I.e., an historian uniquely qualified to report on the Trump Administration.

■ Megan McArdle comments on the ideological skirmishes out west: Silicon Valley Will Pay the Price for Its Lefty Leanings. Can you spell b-o-y-c-o-t-t?

To be sure, boycotts are rarely all that effective. But most boycotts involve minor matters of policy. This is about tribal identity. Google fired a conservative for writing a rather anodyne memo. If it turns out that the company was at the same time tolerating truly vicious conservative bashing in its internal systems—well, no one wants to give their hard-earned money to people or companies that are violently bigoted against them.

Perhaps even more importantly, conservatives vote. They elect legislators and public officials whose actions can deeply affect Google’s business. In general, Google has gotten much friendlier treatment from American regulators than from the EU or China. But American government is currently heavily dominated by Republicans who are unlikely to want to be nice to a powerful corporation whose internal communications suggest that it views advancing a progressive agenda, and bashing conservatives, as part of its corporate mission.

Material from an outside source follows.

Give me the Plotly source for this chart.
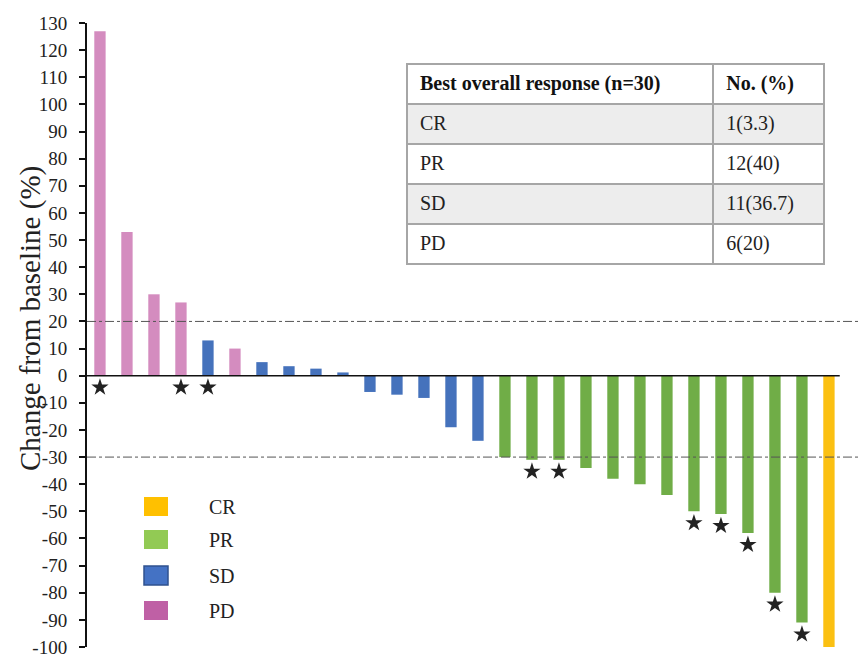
import plotly.graph_objects as go

# Best percentage change in target lesions per patient, sorted waterfall-style
changes = [127, 53, 30, 27, 13, 10, 5, 3.5, 2.6, 1.2,
           -6, -7, -8.2, -19, -24, -30, -31, -31, -34, -38,
           -40, -44, -50, -51, -58, -80, -91, -100]
responses = ["PD", "PD", "PD", "PD", "SD", "PD", "SD", "SD", "SD", "SD",
             "SD", "SD", "SD", "SD", "SD", "PR", "PR", "PR", "PR", "PR",
             "PR", "PR", "PR", "PR", "PR", "PR", "PR", "CR"]
# Patients flagged with a star
starred = [0, 3, 4, 16, 17, 22, 23, 24, 25, 26, 27]

# Summary table
table_header = ["Best overall response (n=30)", "No. (%)"]
table_labels = ["CR", "PR", "SD", "PD"]
table_counts = ["1(3.3)", "12(40)", "11(36.7)", "6(20)"]

y_ticks = list(range(-100, 131, 10))
thresholds = [20, -30]

bar_colors = {"PD": "#D48CBF", "SD": "#4572BC", "PR": "#70AD47", "CR": "#FBC012"}
legend_colors = {"CR": "#FFC000", "PR": "#92CA54", "SD": "#4472C4", "PD": "#BF60A5"}
legend_order = ["CR", "PR", "SD", "PD"]

FONT = "Liberation Serif, Times New Roman, serif"

x = list(range(len(changes)))

fig = go.Figure()
fig.add_trace(go.Bar(
    x=x, y=changes, width=0.42,
    marker=dict(color=[bar_colors[r] for r in responses], line=dict(width=0)),
    showlegend=False, hoverinfo="skip",
))

fig.add_trace(go.Scatter(
    x=[i for i in starred],
    y=[min(changes[i], 0) - 4.3 for i in starred],
    mode="markers",
    marker=dict(symbol="star", size=13, color="#222222", line=dict(width=0)),
    showlegend=False, hoverinfo="skip",
))

# summary table placed in the upper-right corner of the plot area
tbl_top, tbl_bottom = 64, 266
fig.add_trace(go.Table(
    domain=dict(x=[(407 - 87) / 773, (825 - 87) / 773],
                y=[(647 - tbl_bottom) / 624, (647 - tbl_top) / 624]),
    columnwidth=[307, 111],
    header=dict(
        values=["<b>" + "&nbsp;" + h + "</b>" for h in table_header],
        align="left", height=40,
        font=dict(family=FONT, size=20, color="#111111"),
        fill_color="white",
        line=dict(color="#A6A6A6", width=2),
    ),
    cells=dict(
        values=[["&nbsp;" + v for v in table_labels], ["&nbsp;" + v for v in table_counts]],
        align="left", height=40,
        font=dict(family=FONT, size=20, color="#222222"),
        fill_color=[["#EDEDED", "white", "#EDEDED", "white"]],
        line=dict(color="#A6A6A6", width=2),
    ),
))

shapes = []
# zero baseline
shapes.append(dict(type="line", xref="x", yref="y", x0=-0.48, x1=27.4, y0=0, y1=0,
                   line=dict(color="#111111", width=1.6)))
# response thresholds
for t in thresholds:
    shapes.append(dict(type="line", xref="paper", yref="y", x0=0, x1=1, y0=t, y1=t,
                       line=dict(color="#555555", width=1, dash="dashdot")))

# manual legend
annotations = []
legend_top = [497, 530, 566, 601]
for k, top in zip(legend_order, legend_top):
    y0 = (647 - (top + 19)) / 624
    y1 = (647 - top) / 624
    x0 = (144 - 87) / 773
    x1 = (168 - 87) / 773
    border = "#2F528F" if k == "SD" else legend_colors[k]
    shapes.append(dict(type="rect", xref="paper", yref="paper", x0=x0, x1=x1, y0=y0, y1=y1,
                       fillcolor=legend_colors[k], line=dict(color=border, width=1.5 if k == "SD" else 0)))
    annotations.append(dict(text=k, xref="paper", yref="paper", x=(207 - 87) / 773,
                            y=(647 - (top + 10)) / 624, xanchor="left", yanchor="middle",
                            showarrow=False, font=dict(family=FONT, size=20, color="#222222")))

annotations.append(dict(text="Change from baseline (%)", xref="paper", yref="paper",
                        x=(30 - 87) / 773, y=(647 - 319) / 624, textangle=-90,
                        xanchor="center", yanchor="middle", showarrow=False,
                        font=dict(family=FONT, size=29, color="#222222")))

fig.update_layout(
    width=860, height=662,
    margin=dict(l=87, r=0, t=23, b=15),
    plot_bgcolor="white", paper_bgcolor="white",
    bargap=0.5,
    shapes=shapes, annotations=annotations,
    xaxis=dict(range=[-0.48, 28.15], visible=False, fixedrange=True),
    yaxis=dict(range=[-100, 130], tickvals=y_ticks, ticktext=[str(v) for v in y_ticks],
               showgrid=False, zeroline=False, showline=True, linecolor="#111111", linewidth=2,
               ticks="outside", ticklen=6, tickwidth=1.5, tickcolor="#111111",
               ticklabelstandoff=8,
               tickfont=dict(family=FONT, size=19, color="#222222")),
)

fig.write_html("out.html")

And of course, there's this other bit of evidence that Google does see conservative-bashing as part of its corporate mission…

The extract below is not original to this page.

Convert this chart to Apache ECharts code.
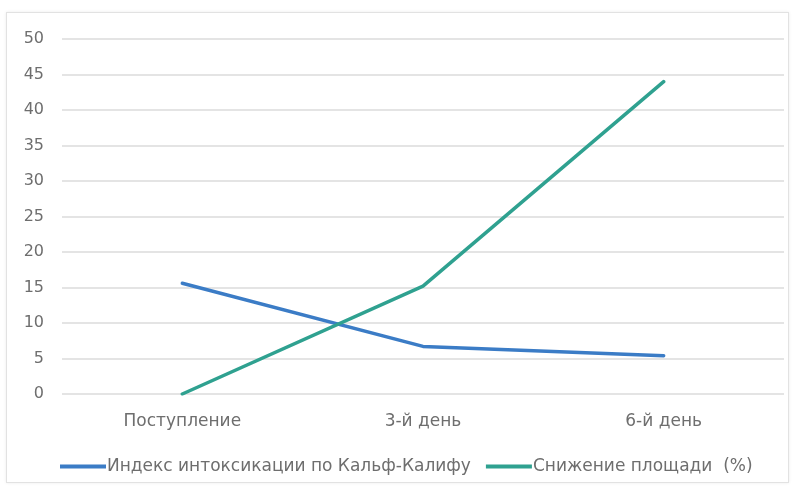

■ The Daily Caller is rightfully steamed about Google's new "Reviewed Claims" feature, deployed sloppily and asymmetrically against conservative sites. They report: Washington Post: We Didn’t Attack The Daily Caller, and Don’t Know Why Google Is.

Google’s relatively new “fact check” feature proves there’s something fundamentally wrong with at least some of its highly influential algorithms, after an investigation by The Daily Caller News Foundation found that the widget is both blatantly biased and tremendously faulty.

For example, "reviewed claims" that the reviewed source never made. And, to support that judgment, quoting "fact-checkers" that never mention the reviewed source.

I can't wait to ride in a car that's driven by Google-designed "algorithms". Just let me put on my crash helmet first, and arm the ejection seat.

■ Something called the "Science Channel" has a show called "How the Universe Works", narrated by Mike Rowe. One Rebecca Bright, noting some non-Progressive things Mike Rowe has uttered in other venues, demanded: "Cancel this fools [sic] contract and get any of your scientists so often on the show to narrate it."

And Mike Rowe responded to Ms. Bright. And it is a thing of beauty. Just one paragraph:

Anyway, Rebecca, my beef with your post comes down to this - if you go to my boss and ask her to fire me because you can’t stand the sound of my voice, I get it. Narrators with unpleasant voices should probably look for other work anyway, and if enough people share your view, no hard feelings - I’ll make room for Morgan. But if you’re trying to get me fired simply because you don’t like my worldview, well then, I’m going to fight back. Partly because I like my job, and partly because you’re wrong about your assumptions, but mostly because your tactics typify a toxic blend of laziness and group-think that are all too common today – a hot mess of hashtags and intolerance that deepen the chasm currently dividing our country.

Let me make explicit what I usually only imply in these posts: Read The Whole Thing.

■ I've been linking to the Babylon Bee a lot. Because they're funny. And, in good fun: Republican Party Publishes New, Improved Edition Of Jesus’s Beatitudes. Which beginneth:

Now when Jesus saw the crowds, he went up on a mountainside and sat down, placing his AR-15 rifle on a rock nearby. His disciples came to him, and he began to teach them.

He said:

Blessed are the corporations, for they shall receive corporate welfare at the expense of the taxpayers.

Blessed are those who are triggered over the slightest criticism of President Trump, for they shall be comforted by Fox News.

And more. I'm pretty sure even Paul Ryan would laugh.